• **GIVEN INSTRUCTION**:
In the listing that follows, retype every line from the first through the one containing "minimum width=175pt, minimum". Pictures are to be left out.

** Start of DATA PROVIDED **

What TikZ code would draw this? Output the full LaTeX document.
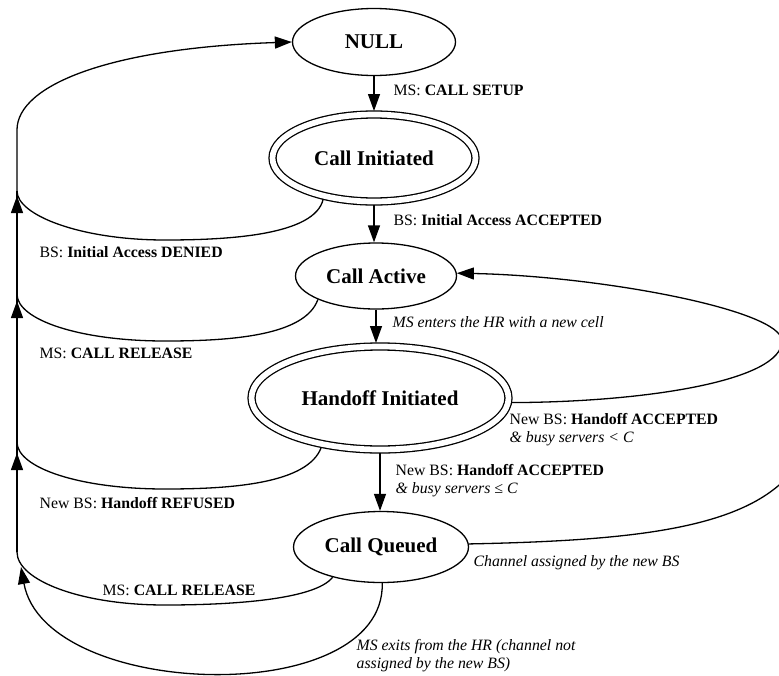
\documentclass[tikz,border=0pt]{standalone}
\usepackage{fontspec}
\setmainfont{Liberation Serif}
\usetikzlibrary{arrows.meta,shapes.geometric}
\begin{document}
\begin{tikzpicture}[x=1pt,y=-1pt,
  line width=1.3pt,
  st/.style={ellipse, draw, inner sep=0pt, font=\fontsize{21}{24}\selectfont\bfseries},
  dst/.style={st, double, double distance=5.7pt, outer sep=3.5pt},
  lbl/.style={anchor=west, inner sep=0pt, font=\fontsize{15.8}{18}\selectfont, align=left},
  arr/.style={-{Triangle[length=17pt,width=12pt]}},
]
\useasboundingbox (0,0) rectangle (779,675);
\clip (0,0) rectangle (779,675);

% states
\node[st, minimum width=163pt, minimum height=67pt] (null) at (374,42) {NULL};
\node[dst, minimum width=203pt, minimum height=87pt] (ci) at (374,158) {Call Initiated};
\node[st, minimum width=161pt, minimum height=66pt] (ca) at (376,276) {Call Active};
\node[dst, minimum width=257pt, minimum height=103pt] (hi) at (380,398) {Handoff Initiated};
\node[st, minimum width=175pt, minimum height=71pt] (cq) at (381,547) {Call Queued};

% main vertical transitions
\draw[arr] (null.south) -- (null.south |- ci.north);
\draw[arr] (ci.south) -- (ci.south |- ca.north);
\draw[arr] (ca.south) -- (ca.south |- hi.north);
\draw[arr] (hi.south) -- (hi.south |- cq.north);

% left merge points
\coordinate (top) at (17,130);
\coordinate (j1) at (17,191);
\coordinate (t1) at (17,196);
\coordinate (j2) at (17,294);
\coordinate (t2) at (17,301);
\coordinate (j3) at (17,442);
\coordinate (t3) at (17,453);
\coordinate (j4) at (17,552);
\coordinate (t4) at (21,567);

\draw[arr] (j1) -- (top) .. controls (17,85) and (110,48) .. (null.west);
\draw (ci.219) .. controls (315,235) and (230,240) .. (165,240) .. controls (80,240) and (17,215) .. (j1);
\draw (j2) -- (j1);
\draw[arr] (j2) -- (t1);
\draw (ca.202) .. controls (305,336) and (230,341) .. (165,341) .. controls (80,341) and (17,320) .. (j2);
\draw (j3) -- (j2);
\draw[arr] (j3) -- (t2);
\draw (hi.220) .. controls (308,484) and (230,489) .. (165,489) .. controls (80,489) and (17,468) .. (j3);
\draw (j4) -- (j3);
\draw[arr] (j4) -- (t3);
\draw (cq.212) .. controls (315,600) and (230,605) .. (165,605) .. controls (80,605) and (17,580) .. (j4);
\draw[arr] (cq.-88) .. controls (385,710) and (45,700) .. (t4);

% right loops back to Call Active
\coordinate (m) at (782,341);
\draw (hi.-2) .. controls (650,402) and (782,380) .. (m);
\draw[arr] (m) .. controls (782,310) and (600,276) .. (ca.2);
\draw (cq.2) .. controls (660,540) and (780,525) .. (810,440) .. controls (830,390) and (800,350) .. (m);

% labels
\node[lbl] (l1) at (393,90) {MS: \textbf{CALL SETUP}};
\node[lbl] (l2) at (393,220) {BS: \textbf{Initial Access ACCEPTED}};
\node[lbl] (l3) at (392,322) {\textit{MS enters the HR with a new cell}};
\node[lbl] (l4) at (509,430) {New BS: \textbf{Handoff ACCEPTED}\\\textit{\& busy servers < C}};
\node[lbl] (l5) at (395,481) {New BS: \textbf{Handoff ACCEPTED}\\\textit{\& busy servers ≤ C}};
\node[lbl] (l6) at (473,563) {\textit{Channel assigned by the new BS}};
\node[lbl] (l7) at (39,252) {BS: \textbf{Initial Access DENIED}};
\node[lbl] (l8) at (39,353) {MS: \textbf{CALL RELEASE}};
\node[lbl] (l9) at (39,503) {New BS: \textbf{Handoff REFUSED}};
\node[lbl] (l10) at (102,590) {MS: \textbf{CALL RELEASE}};
\node[lbl] (l11) at (356,656) {\textit{MS exits from the HR (channel not}\\\textit{assigned by the new BS)}};
\end{tikzpicture}
\end{document}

** End of DATA PROVIDED **

• **OUTPUT FOR THIS TASK**:
What TikZ code would draw this? Output the full LaTeX document.
\documentclass[tikz,border=0pt]{standalone}
\usepackage{fontspec}
\setmainfont{Liberation Serif}
\usetikzlibrary{arrows.meta,shapes.geometric}
\begin{document}
\begin{tikzpicture}[x=1pt,y=-1pt,
  line width=1.3pt,
  st/.style={ellipse, draw, inner sep=0pt, font=\fontsize{21}{24}\selectfont\bfseries},
  dst/.style={st, double, double distance=5.7pt, outer sep=3.5pt},
  lbl/.style={anchor=west, inner sep=0pt, font=\fontsize{15.8}{18}\selectfont, align=left},
  arr/.style={-{Triangle[length=17pt,width=12pt]}},
]
\useasboundingbox (0,0) rectangle (779,675);
\clip (0,0) rectangle (779,675);

% states
\node[st, minimum width=163pt, minimum height=67pt] (null) at (374,42) {NULL};
\node[dst, minimum width=203pt, minimum height=87pt] (ci) at (374,158) {Call Initiated};
\node[st, minimum width=161pt, minimum height=66pt] (ca) at (376,276) {Call Active};
\node[dst, minimum width=257pt, minimum height=103pt] (hi) at (380,398) {Handoff Initiated};
\node[st, minimum width=175pt, minimum height=71pt] (cq) at (381,547) {Call Queued};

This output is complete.